Ebenso simpel (um nicht zu sagen: pragmatisch) wie seine Machart, ist auch das, was man aus Taxi Teheran als Zuschauer mitnehmen kann: ein hautnaher, authentischer Blick auf das Leben in der iranischen Hauptstadt, in der ausländische Filme als Schwarzmarktware gehandelt werden, Kindern in der Schule vermittelt wird, was ein „zeigbarer“ Film ist, und in der jeder seine eigenen verqueren Vorstellungen und liebenswerten Macken hat. Es ist ein Teil-Porträt einer Gesellschaft, die keinesfalls so rückständig und anti-westlich ist, wie es der ein oder andere glauben mag. Ganz nebenbei kann man übrigens auch feststellen, wie viel Charakter und Schönheit diese Stadt zu bieten hat.

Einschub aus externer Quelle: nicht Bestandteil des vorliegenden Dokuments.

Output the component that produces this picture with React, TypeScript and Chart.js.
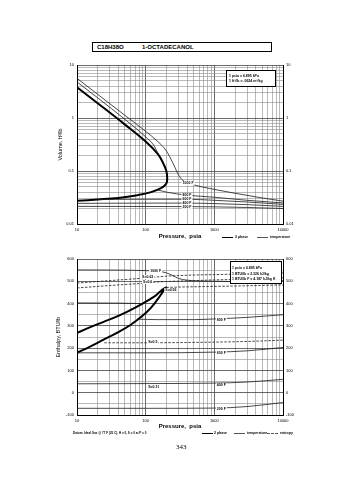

Panahi gewährt uns Einblick in seine Heimat, die er vermutlich genau so liebt wie jeder andere Mensch auf der Welt seine Heimat liebt, und die ihm doch so viel Leid zugefügt hat – sowohl körperlich als auch seelisch. Gegen Ende thematisiert er dies auch etwas konkreter, überlässt dazu jedoch seiner äußerst sympathischen Anwältin das Wort, die neben Panahis Nichte zu den klaren Höhepunkten des Films zählt.
Taxi Teheran bietet dabei lediglich eine Vielzahl von Mikronarrativen, die nur lose bis gar nicht zusammenhängen – die aber dennoch wunderbar ineinander übergreifen. So bleibt am Ende, trotz der vermeintlichen Belanglosigkeit vieler Szenen, deutlich mehr im Gedächtnis hängen als beim x-ten Sommerblockbuster.
Einziger, klitzekleiner Kritikpunkt: für die deutsche Kino-Lokalisation hätten möglicherweise – wie im Trailer – auch Untertitel gereicht.

Das Konzept geht auf, was nicht zuletzt an der angenehm kurzen Laufzeit von lediglich 82 Minuten liegt. Panahi ist mit diesem Film definitiv kein Großwerk gelungen, das der reguläre Kinogänger ertragen kann, ohne im Sitz einzunicken. Aber es ist ein Film, der heraussticht, angenehm kurzweilig ist und dabei bleibende Eindrücke liefert. Panahi fasst es in bester Filmkünstler-Tradition selbst zusammen: für die guten, eigenen Geschichten muss man hinausgehen und aus dem echten Leben schöpfen.